When asked the question of whether women have free will in terms of their body modification, I would argue that society does not allow us to. Society and pop culture has deemed pubic hair as a sign of masculinity and when females are attributed to masculinity, they are deemed as lesbians or feminists. Clearly there is nothing wrong with being either of these things, yet a woman who is neither a lesbian nor a feminist should feel that she has enough control over her own body to choose to sport pubic hair. Hairlessness attributed to feminism is a socially constructed craze that further deepens the insecurity that women feel within their own bodies.

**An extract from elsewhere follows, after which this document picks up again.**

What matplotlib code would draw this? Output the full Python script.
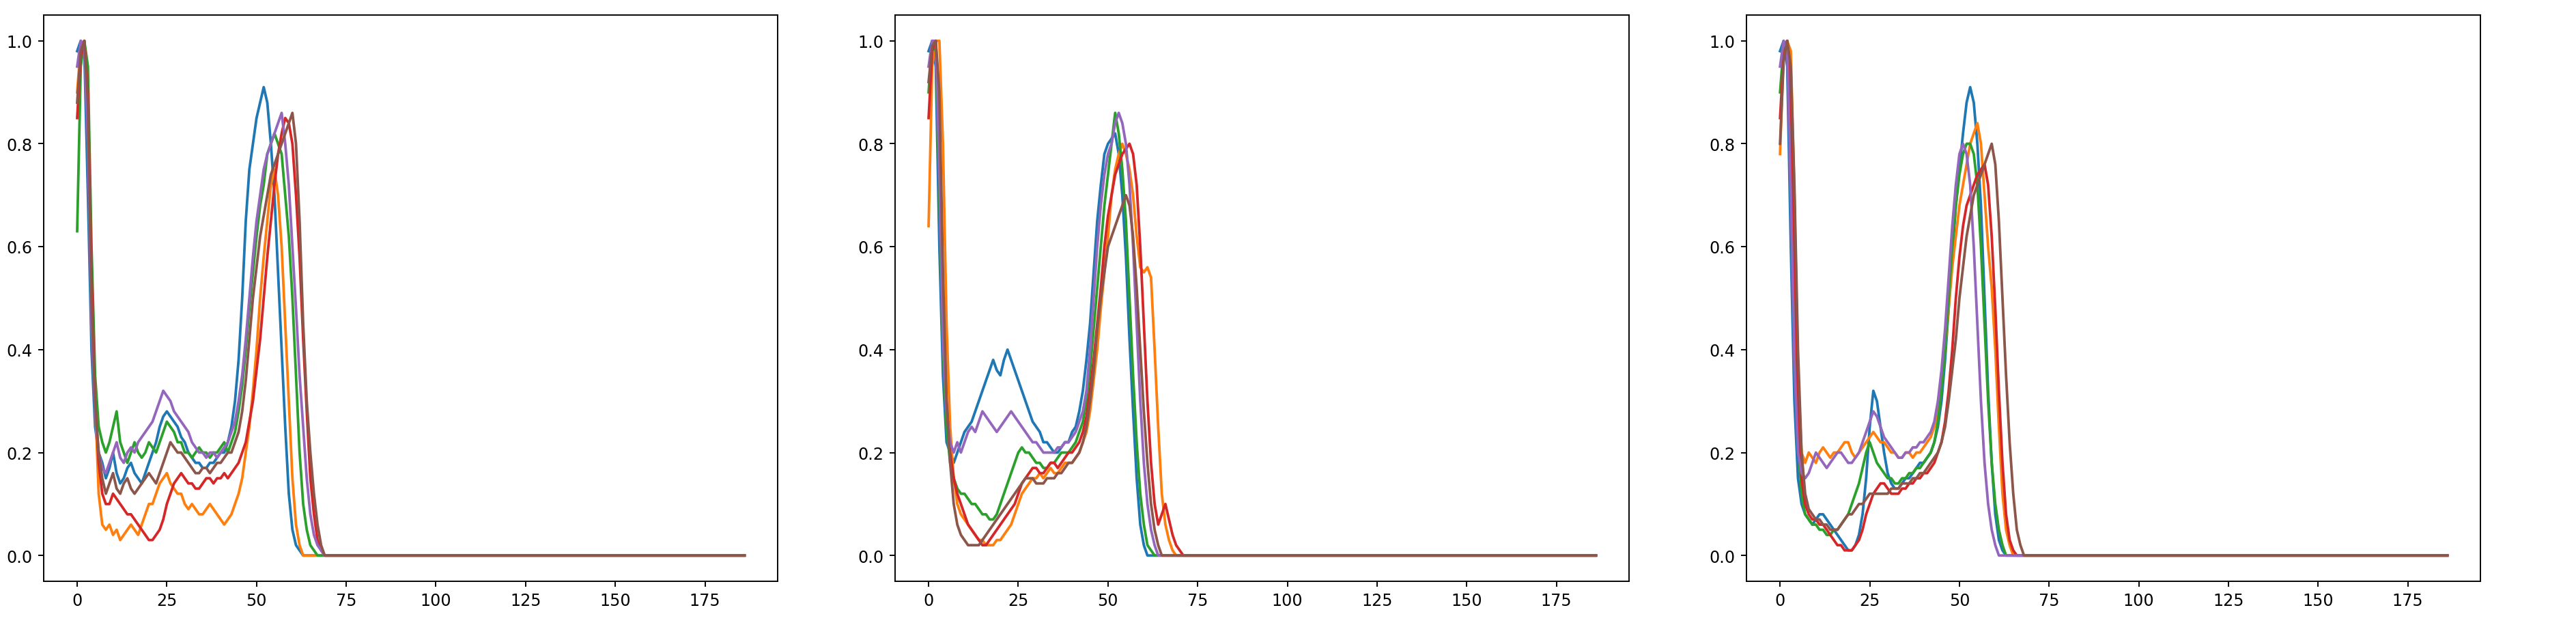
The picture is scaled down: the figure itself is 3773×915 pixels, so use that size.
import matplotlib.pyplot as plt

N = 187
def pad(v):
    return v + [0.0] * (N - len(v))

p1 = [
 [0.98,1.0,0.98,0.7,0.4,0.25,0.2,0.18,0.15,0.17,0.2,0.16,0.14,0.15,0.17,0.18,0.16,0.15,0.14,0.16,0.18,0.2,0.22,0.25,0.27,0.28,0.27,0.26,0.25,0.23,0.22,0.2,0.19,0.18,0.18,0.17,0.17,0.18,0.18,0.19,0.2,0.2,0.22,0.25,0.3,0.38,0.5,0.65,0.75,0.8,0.85,0.88,0.91,0.88,0.8,0.7,0.55,0.4,0.25,0.12,0.05,0.02,0.01],
 [0.9,0.99,1.0,0.85,0.5,0.3,0.12,0.06,0.05,0.06,0.04,0.05,0.03,0.04,0.05,0.06,0.05,0.04,0.06,0.08,0.1,0.1,0.12,0.14,0.15,0.16,0.14,0.13,0.12,0.12,0.1,0.09,0.1,0.09,0.08,0.08,0.09,0.1,0.09,0.08,0.07,0.06,0.07,0.08,0.1,0.12,0.15,0.2,0.25,0.32,0.4,0.5,0.58,0.65,0.72,0.75,0.7,0.6,0.45,0.3,0.15,0.06,0.02,0.0],
 [0.63,0.95,1.0,0.95,0.6,0.35,0.25,0.22,0.2,0.22,0.25,0.28,0.22,0.2,0.18,0.2,0.22,0.2,0.19,0.2,0.22,0.21,0.2,0.22,0.24,0.26,0.25,0.24,0.22,0.22,0.2,0.2,0.19,0.2,0.21,0.2,0.2,0.19,0.2,0.2,0.21,0.22,0.2,0.22,0.24,0.28,0.33,0.4,0.48,0.55,0.62,0.68,0.72,0.78,0.8,0.82,0.8,0.78,0.7,0.62,0.5,0.35,0.2,0.1,0.05,0.02,0.01],
 [0.85,0.97,1.0,0.9,0.55,0.3,0.18,0.12,0.1,0.1,0.12,0.11,0.1,0.09,0.08,0.08,0.07,0.06,0.05,0.04,0.03,0.03,0.04,0.05,0.07,0.1,0.12,0.14,0.15,0.16,0.15,0.14,0.14,0.13,0.13,0.14,0.15,0.15,0.14,0.15,0.15,0.16,0.15,0.16,0.17,0.18,0.2,0.22,0.26,0.3,0.36,0.42,0.5,0.58,0.65,0.72,0.78,0.82,0.85,0.84,0.8,0.7,0.58,0.42,0.28,0.15,0.08,0.03,0.01],
 [0.95,1.0,0.99,0.8,0.45,0.28,0.2,0.17,0.16,0.18,0.2,0.22,0.19,0.18,0.2,0.21,0.2,0.22,0.23,0.24,0.25,0.26,0.28,0.3,0.32,0.31,0.3,0.28,0.27,0.26,0.25,0.24,0.22,0.21,0.2,0.2,0.19,0.2,0.2,0.19,0.2,0.21,0.22,0.24,0.26,0.3,0.35,0.42,0.5,0.58,0.65,0.7,0.75,0.78,0.8,0.82,0.84,0.86,0.8,0.72,0.6,0.48,0.35,0.25,0.15,0.08,0.04,0.02,0.01],
 [0.88,0.98,1.0,0.88,0.5,0.3,0.2,0.15,0.12,0.14,0.16,0.13,0.12,0.14,0.15,0.13,0.12,0.13,0.14,0.15,0.16,0.15,0.14,0.16,0.18,0.2,0.22,0.21,0.2,0.2,0.19,0.18,0.17,0.16,0.16,0.17,0.17,0.16,0.17,0.18,0.18,0.19,0.2,0.2,0.22,0.24,0.28,0.34,0.42,0.5,0.56,0.62,0.66,0.7,0.74,0.76,0.78,0.8,0.82,0.84,0.86,0.8,0.65,0.45,0.3,0.2,0.12,0.06,0.02,0.0],
]
p2 = [
 [0.98,1.0,0.95,0.6,0.35,0.22,0.2,0.18,0.2,0.22,0.24,0.25,0.26,0.28,0.3,0.32,0.34,0.36,0.38,0.36,0.35,0.38,0.4,0.38,0.36,0.34,0.32,0.3,0.28,0.26,0.25,0.24,0.22,0.22,0.21,0.2,0.2,0.21,0.22,0.22,0.24,0.25,0.28,0.32,0.38,0.45,0.55,0.65,0.72,0.78,0.8,0.81,0.82,0.78,0.7,0.58,0.42,0.28,0.15,0.06,0.02,0.0],
 [0.64,0.95,1.0,1.0,0.8,0.45,0.25,0.15,0.1,0.08,0.07,0.06,0.05,0.04,0.03,0.03,0.02,0.02,0.02,0.03,0.03,0.04,0.05,0.06,0.08,0.1,0.12,0.13,0.14,0.15,0.15,0.16,0.15,0.16,0.17,0.16,0.16,0.17,0.18,0.18,0.18,0.19,0.2,0.22,0.24,0.28,0.34,0.4,0.48,0.55,0.62,0.7,0.75,0.78,0.8,0.78,0.75,0.7,0.62,0.56,0.55,0.56,0.54,0.4,0.25,0.12,0.06,0.03,0.01],
 [0.9,1.0,0.98,0.7,0.4,0.25,0.18,0.15,0.13,0.12,0.12,0.11,0.1,0.1,0.09,0.08,0.08,0.07,0.07,0.08,0.1,0.12,0.14,0.16,0.18,0.2,0.21,0.2,0.2,0.19,0.18,0.18,0.17,0.17,0.18,0.18,0.19,0.2,0.2,0.2,0.21,0.22,0.24,0.26,0.3,0.36,0.44,0.52,0.6,0.68,0.74,0.8,0.86,0.82,0.75,0.65,0.5,0.35,0.22,0.12,0.06,0.02,0.01],
 [0.85,0.98,1.0,0.85,0.5,0.3,0.2,0.15,0.12,0.1,0.08,0.06,0.05,0.04,0.03,0.02,0.02,0.03,0.04,0.05,0.06,0.07,0.08,0.09,0.1,0.12,0.14,0.15,0.16,0.17,0.17,0.16,0.16,0.17,0.18,0.18,0.17,0.18,0.19,0.2,0.2,0.21,0.22,0.24,0.27,0.32,0.38,0.45,0.52,0.6,0.66,0.7,0.74,0.76,0.78,0.79,0.8,0.78,0.72,0.6,0.45,0.3,0.18,0.1,0.06,0.08,0.1,0.07,0.04,0.02,0.01],
 [0.95,1.0,1.0,0.75,0.42,0.28,0.22,0.2,0.22,0.2,0.22,0.24,0.25,0.24,0.26,0.28,0.27,0.26,0.25,0.24,0.25,0.26,0.27,0.28,0.27,0.26,0.25,0.24,0.23,0.22,0.22,0.21,0.2,0.2,0.2,0.2,0.21,0.21,0.22,0.22,0.23,0.24,0.26,0.28,0.32,0.4,0.5,0.6,0.68,0.74,0.78,0.8,0.84,0.86,0.84,0.8,0.72,0.6,0.45,0.3,0.18,0.1,0.05,0.02,0.0],
 [0.92,0.99,1.0,0.9,0.55,0.3,0.18,0.1,0.06,0.04,0.03,0.02,0.02,0.02,0.02,0.03,0.04,0.05,0.06,0.07,0.08,0.09,0.1,0.11,0.12,0.13,0.14,0.15,0.15,0.15,0.14,0.14,0.14,0.15,0.15,0.15,0.16,0.16,0.17,0.18,0.18,0.19,0.2,0.22,0.25,0.3,0.36,0.44,0.5,0.55,0.6,0.62,0.64,0.66,0.68,0.7,0.68,0.62,0.52,0.4,0.28,0.18,0.1,0.05,0.02,0.0],
]
p3 = [
 [0.98,1.0,0.95,0.6,0.3,0.15,0.1,0.08,0.07,0.06,0.07,0.08,0.08,0.07,0.06,0.05,0.04,0.03,0.02,0.01,0.01,0.02,0.04,0.08,0.15,0.25,0.32,0.3,0.25,0.2,0.16,0.14,0.13,0.13,0.14,0.15,0.15,0.16,0.17,0.18,0.18,0.19,0.2,0.22,0.25,0.3,0.38,0.48,0.58,0.68,0.75,0.82,0.88,0.91,0.88,0.8,0.68,0.5,0.32,0.18,0.08,0.03,0.01],
 [0.78,0.98,1.0,0.98,0.7,0.35,0.2,0.18,0.2,0.19,0.18,0.2,0.21,0.2,0.19,0.2,0.2,0.21,0.22,0.22,0.2,0.19,0.2,0.21,0.22,0.23,0.24,0.23,0.22,0.22,0.21,0.2,0.2,0.19,0.19,0.2,0.2,0.19,0.2,0.2,0.21,0.22,0.23,0.25,0.28,0.33,0.4,0.48,0.56,0.62,0.68,0.72,0.76,0.8,0.82,0.84,0.8,0.7,0.6,0.52,0.4,0.25,0.12,0.05,0.02,0.0],
 [0.9,0.99,1.0,0.8,0.45,0.22,0.12,0.08,0.07,0.06,0.06,0.05,0.05,0.04,0.04,0.05,0.05,0.06,0.07,0.08,0.1,0.12,0.14,0.17,0.2,0.22,0.2,0.18,0.17,0.16,0.15,0.15,0.14,0.14,0.15,0.15,0.16,0.16,0.17,0.17,0.18,0.19,0.2,0.22,0.26,0.32,0.4,0.5,0.6,0.68,0.74,0.78,0.8,0.8,0.78,0.72,0.6,0.45,0.3,0.18,0.1,0.05,0.02,0.0],
 [0.85,0.97,1.0,0.9,0.6,0.3,0.15,0.1,0.08,0.07,0.07,0.06,0.06,0.05,0.04,0.03,0.02,0.02,0.01,0.01,0.01,0.02,0.03,0.05,0.08,0.1,0.12,0.13,0.14,0.14,0.13,0.12,0.12,0.12,0.13,0.13,0.14,0.14,0.15,0.15,0.16,0.16,0.17,0.18,0.2,0.22,0.26,0.32,0.4,0.5,0.58,0.64,0.68,0.7,0.72,0.74,0.75,0.76,0.72,0.62,0.48,0.32,0.18,0.08,0.03,0.01],
 [0.95,1.0,0.98,0.7,0.38,0.2,0.16,0.15,0.16,0.18,0.2,0.19,0.18,0.17,0.18,0.19,0.2,0.2,0.19,0.18,0.18,0.19,0.2,0.22,0.24,0.26,0.28,0.27,0.25,0.23,0.22,0.21,0.2,0.19,0.19,0.2,0.2,0.21,0.21,0.22,0.22,0.23,0.24,0.26,0.3,0.36,0.44,0.54,0.64,0.72,0.78,0.8,0.78,0.72,0.6,0.45,0.3,0.18,0.1,0.05,0.02,0.0],
 [0.8,0.96,1.0,0.95,0.72,0.4,0.2,0.12,0.09,0.08,0.07,0.07,0.06,0.06,0.05,0.05,0.05,0.06,0.07,0.08,0.08,0.09,0.1,0.1,0.11,0.12,0.12,0.12,0.12,0.12,0.12,0.13,0.13,0.13,0.14,0.14,0.14,0.15,0.15,0.16,0.16,0.17,0.18,0.19,0.2,0.22,0.25,0.3,0.36,0.42,0.5,0.56,0.62,0.66,0.7,0.72,0.74,0.76,0.78,0.8,0.76,0.65,0.5,0.35,0.22,0.12,0.05,0.02,0.0],
]
panels = [p1, p2, p3]

fig, axes = plt.subplots(1, 3, figsize=(22, 5.34), dpi=171.5)
fig.subplots_adjust(left=0.017, right=0.963, bottom=0.07, top=0.975, wspace=0.16)
x = list(range(N))
for ax, series in zip(axes, panels):
    for s in series:
        ax.plot(x, pad(s), lw=1.6)
    ax.set_ylim(-0.05, 1.05)
    ax.set_xticks([0, 25, 50, 75, 100, 125, 150, 175])
fig.savefig("out.png")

I think that it is ridiculous that this American Apparel display has been deemed as feminist. Yes, you could attribute it to third wave feminism, but these images still objectify women. With these mannequins scantily clad in sheer undergarments on display for everyone to see, nothing is left up to the imagination. While American Apparel’s Ryan Holiday claims that these mannequins are meant to challenge the ideas of “sexiness”, he also said that it is meant to make people reconsider their personal opinions of the natural female form. Firstly, these mannequins are stick thin, displaying a societal expectation forced upon women that has led to higher rates of eating disorders and mental illness. Secondly, all of these mannequins are white, displaying another societal expectation. By claiming that these mannequins are meant to exhibit the “natural female form”, it makes me wonder why they chose to use pubic hair to do so.

I’m curious as to whether people would react the same way if these mannequins were not thin, tall white women. Had American Apparel chosen to display a curvaceous African-American woman or a short Asian woman sporting pubic hair, would American Apparel still have received the same reaction from the public? Had the store used mannequins that did not fit society’s description of beautiful women, I would expect that there would be much more backlash.

The warped image of what society views as “sexy” is degrading to women, and although I praise American Apparel for challenging these views with the exposure of female pubic hair, I further challenge them to experiment with models who are not predominantly white, tall, and thin.